写真に満足したところで、カップラーメンを食べる。いつもの味だ。食べ慣れた安心感。程よく涼しい空気に晒された身体に、温かい麺とスープが染み渡る。

食べるのはもう、それはもう早かった。話し相手もいないので、黙々と食べるのだ。麺をすすっては池を見て、小さな具を噛み締めては森を見て、スープを飲んでは空を見て、たった一人で、夜の公園でカップラーメンを食べる。

食べ終わった後、ベンチに横になったら、星が見えた。薄雲に覆われた夜空とはいえ、隙間から姿を見せる星はあるものだ。

星を見ていたら、幼い頃のキャンプを思い出した。外でご飯を食べて、静かな星空を見上げた記憶。

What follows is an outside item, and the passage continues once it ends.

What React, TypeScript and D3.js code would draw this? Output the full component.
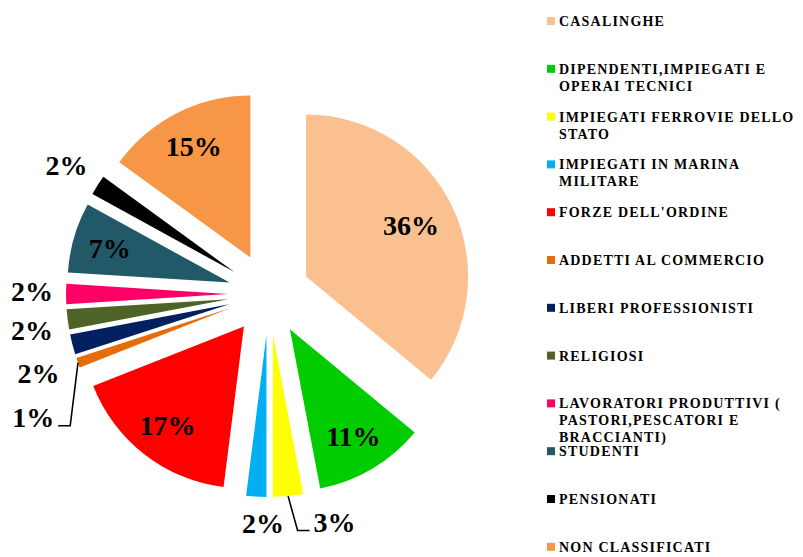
import React, { useRef, useEffect } from 'react';
import * as d3 from 'd3';

const categories = [
  'CASALINGHE',
  'DIPENDENTI,IMPIEGATI E OPERAI TECNICI',
  'IMPIEGATI FERROVIE DELLO STATO',
  'IMPIEGATI IN MARINA MILITARE',
  "FORZE DELL'ORDINE",
  'ADDETTI AL COMMERCIO',
  'LIBERI PROFESSIONISTI',
  'RELIGIOSI',
  'LAVORATORI PRODUTTIVI ( PASTORI,PESCATORI E BRACCIANTI)',
  'STUDENTI',
  'PENSIONATI',
  'NON CLASSIFICATI',
];
const values = [36, 11, 3, 2, 17, 1, 2, 2, 2, 7, 2, 15];
const colors = [
  '#FAC090', '#00CC00', '#FFFF00', '#00B0F0', '#FF0000', '#E46C0A',
  '#002060', '#4F6228', '#FF0066', '#215968', '#000000', '#F79646',
];

const WIDTH = 803;
const HEIGHT = 557;
const FONT = '"Liberation Serif", "Times New Roman", serif';

// hand placement of a few labels, like the original
const nudge: Record<number, [number, number]> = {
  0: [-8, 2],
  3: [9, -10],
  2: [43, -11],
  5: [-10, 42],
  6: [2, 20],
  7: [1, 6],
  8: [3, -3],
};
const withLeader = [2, 5];

const PieChart = () => {
  const ref = useRef<SVGSVGElement>(null);

  useEffect(() => {
    const svg = d3.select(ref.current);
    svg.selectAll('*').remove();

    const cx = 269;
    const cy = 294;
    const radius = 162;
    const explode = 41;

    const data = values.map((v, i) => ({ v, i }));
    const pie = d3.pie<any>().sort(null).value((d) => d.v);
    const arcs = pie(data);
    const arc = d3.arc<any>().innerRadius(0).outerRadius(radius);
    const inArc = d3.arc<any>().innerRadius(radius * 0.77).outerRadius(radius * 0.77);
    const outArc = d3.arc<any>().innerRadius(radius + 37).outerRadius(radius + 37);
    const edgeArc = d3.arc<any>().innerRadius(radius).outerRadius(radius);

    const shift = (a) => {
      const m = (a.startAngle + a.endAngle) / 2;
      return [Math.sin(m) * explode, -Math.cos(m) * explode];
    };

    const g = svg.append('g').attr('transform', `translate(${cx},${cy})`);

    g.selectAll('path.slice')
      .data(arcs)
      .enter()
      .append('path')
      .attr('class', 'slice')
      .attr('d', arc)
      .attr('fill', (d) => colors[d.data.i])
      .attr('transform', (d) => `translate(${shift(d)})`);

    const labelPos = (d) => {
      const [sx, sy] = shift(d);
      const c = d.data.v >= 5 ? inArc.centroid(d) : outArc.centroid(d);
      const n = nudge[d.data.i] || [0, 0];
      return [sx + c[0] + n[0], sy + c[1] + n[1]];
    };

    g.selectAll('text.pct')
      .data(arcs)
      .enter()
      .append('text')
      .attr('class', 'pct')
      .attr('x', (d) => labelPos(d)[0])
      .attr('y', (d) => labelPos(d)[1])
      .attr('dy', '0.35em')
      .attr('text-anchor', 'middle')
      .attr('font-family', FONT)
      .attr('font-weight', 'bold')
      .attr('font-size', 28)
      .attr('fill', '#000')
      .text((d) => `${d.data.v}%`);

    // leader lines for the two crowded labels
    arcs
      .filter((d) => withLeader.includes(d.data.i))
      .forEach((d) => {
        const [sx, sy] = shift(d);
        const e = edgeArc.centroid(d);
        const start = [sx + e[0], sy + e[1]];
        const [lx, ly] = labelPos(d);
        const side = lx < start[0] ? 1 : -1;
        const pts = [
          start,
          [lx + side * 37, ly + 8.5],
          [lx + side * 25, ly + 8.5],
        ];
        g.append('path')
          .attr('d', d3.line()(pts as any))
          .attr('fill', 'none')
          .attr('stroke', '#000')
          .attr('stroke-width', 1.6);
      });

    // legend
    const ly = d3.scaleLinear().domain([0, categories.length - 1]).range([26, 551.8]);
    const legend = svg.append('g');
    categories.forEach((name, i) => {
      const y = ly(i);
      legend
        .append('rect')
        .attr('x', 547)
        .attr('y', y - 9)
        .attr('width', 8)
        .attr('height', 8)
        .attr('fill', colors[i]);
      const text = legend
        .append('text')
        .attr('x', 559)
        .attr('y', y)
        .attr('font-family', FONT)
        .attr('font-weight', 'bold')
        .attr('font-size', 14)
        .attr('letter-spacing', 1.2)
        .attr('fill', '#000');
      const words = name.split(' ');
      let line: string[] = [];
      let lineNo = 0;
      let tspan = text.append('tspan').attr('x', 559).attr('y', y);
      words.forEach((w) => {
        line.push(w);
        tspan.text(line.join(' '));
        if ((tspan.node() as any).getComputedTextLength() > 245 && line.length > 1) {
          line.pop();
          tspan.text(line.join(' '));
          line = [w];
          lineNo += 1;
          tspan = text
            .append('tspan')
            .attr('x', 559)
            .attr('y', y + lineNo * 17)
            .text(w);
        }
      });
    });
  }, []);

  return (
    <svg
      ref={ref}
      width={WIDTH}
      height={HEIGHT}
      style={{ position: 'absolute', left: 0, top: 0, background: '#fff' }}
    />
  );
};

export default function App() {
  return <PieChart />;
}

……それは、実在する記憶なのか、あるいは、酔いも相まって脳が作り上げた、存在しない記憶なのか。今となっては判断することはできない。だが、そのような情景が思い起こされたという事実は、事実であった。

「キャンプの上澄みだな」

思わず独り言が出てしまった。テントなどの道具も用意せず、移動や設営の苦労もせず、寝床の心配もせず、ただ、夜に外で飯を食べるという上澄みだけを掬い取ったような体験。そう感じた俺の口から自然に出てきた言葉だった。

……しばらく星を見てから、俺はカップラーメンのカラを持ち、家に向かって歩き出した。家に帰ればいつもの部屋と寝床が待っている。安心感だ。

これから冬に向かって寒くなっていくだろう。また夜の公園でカップラーメンを食べることはあるだろうか。……そればっかりは、天候と気分しだいといったところか。

俺は公園を後にした。誰もいなくなった公園には、秋の虫の声だけが、静かに響き渡っていた。